Might want to blow some air in the cylinders to see where your leak is occurring, although the head is coming off regardless. Did you pull the valve covers to make sure all the valves are functioning in those cylinders?Sounds good. I plan to drain the oil when I get back to it and check for water. Then I'll start engine disassembly. Might be a week or so before I can get back to the project, but I'll keep you all updated once I get there.
Verify valve adjustment on 6 is not too tight as that could cause valve to hang open .I apologize for such time passing before I updated you folks. I replaced the head gasket and reassembled. Compression test after reassembly showed Cyl 4 (previously at 35 psi) now at 190. seemed to fix that. Cyl 2 and 8 at previous numbers. Cyl 6 still at 0. I put a small amount of oil in the cylinder and retested...no difference. Playing with valve timing ( both intake and exhaust valve rockers backed off about 1 turn) yielded the best compression at 90 psi. This leads me to think some overheat event blew the head gasket and potentially tuliped a valve as well. Ran and retimed the engine and just had it out to test this past weekend. Large increase in power and runs much smoother/quieter than before. Planning to remove head again this fall and look at replacing that cylinder's valves if that makes sense to you folks. It seems to run fine, but I'd like to squeeze all the power I can out of it.

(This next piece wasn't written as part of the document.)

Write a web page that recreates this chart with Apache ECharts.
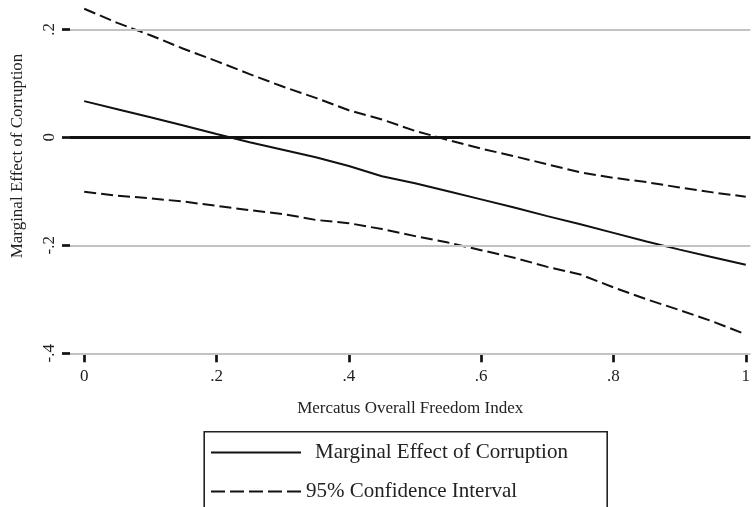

Correct only way the valve adjustment can affect compression is if the rocker nut is too tight it keeps the valve off the seat. Have seen that many times, obviously backing it off helped but not completely ? Maybe valve is tuliped which changes the valve length making it longer.@Scott06 I think valve timing was at spec when I had 0 psi. Backing off almost a turn on both valves (and incurring a slight bit of lash) seemed to yield the best result at about 88 psi. Backing off more turns on the intake valve could get me up to 93 psi or so, but the rocker was very loose and I thought it a poor idea to run in that condition. Backing off the exhaust valve rocker more than one turn made no difference in compression but any less than one turn off and compression drops to 0 nearly instantly. @ESGWheel I love the boat. I know it won't be a speed demon even in peak condition, but it does what I want it to do very well. I think I need to look into different prop options and things like that, but I'd like to wait until I have it running as well as I want. I'm liking the last option you provided, but I'm going to have to look into what exactly the acetone test method entails. I was leaning towards valve issue because 0 psi has to indicate a very large leak. I don't see how changing the valve timing would decrease the severity of a large leak anywhere other than valve sealing.